With fashion buyers scattered around the world, Ladycode also runs with a buy-to-order model where shoppers can request certain items and receive them in weeks. “Shoppers brief us and we’ll have our buyers to source the requested items right away from around the world. Normally it would take a week or two for simple requests like branded handbags. It may take longer for exclusive fashion items of course,” says Chan.
Luxury on point
But Ladycode doesn’t rest on laurels. To better achieve its tailored customer approach, an made-to-order service is also on the list to target the premium end of the market, starting from $20,000. Dedicated butlers will be sent to shoppers’ homes and get the body measurement for bespoke gowns and clothing.
Ladycode has deployed a group of buying agents who have a vast network of trusted sellers mainly in the UK, France and Japan for the latest luxury items, not only for the ladies but also for the dandies. “We receive a lot of requests for luxury watches. Many customers come to us for premium watches because tax regulation is high in China,” says Chan.
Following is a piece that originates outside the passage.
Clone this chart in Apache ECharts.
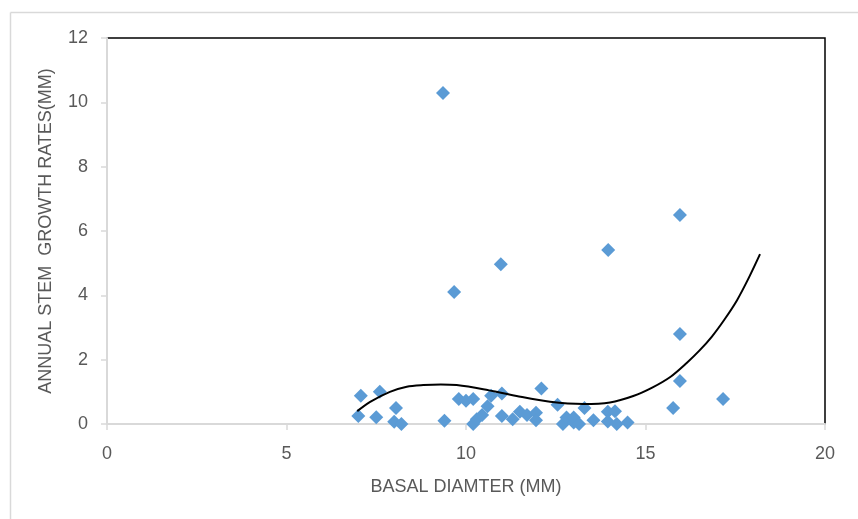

Products on the site are generally 20% cheaper than market price, as the shopping agent model allows the company to keep inventory levels low. “We don’t keep too many items in stock as we mainly source products for clients upon request.”
Just like many renown fashion labels, Ladycode has also branched into skincare including a branded face mask range. “It is every woman’s dream to look pretty, and this will never change. Our mission is to help women look beautiful from head to toe,” Chan continues.With four staff so far, the business is perhaps small in size, but big in ambition. The company is set to enter Hong Kong next year with mainland China in the pipeline,” says Chan. Our first customers were our friends. We started to promote the business with mainly word-of-mouth and referral; but as the business grows, we are rolling out more multi-channel marketing campaigns to widen our customer base. One drawback of online shopping is that you can’t try the items on. So we are looking at the possibility of a pop-up store down the road,” Chan concludes.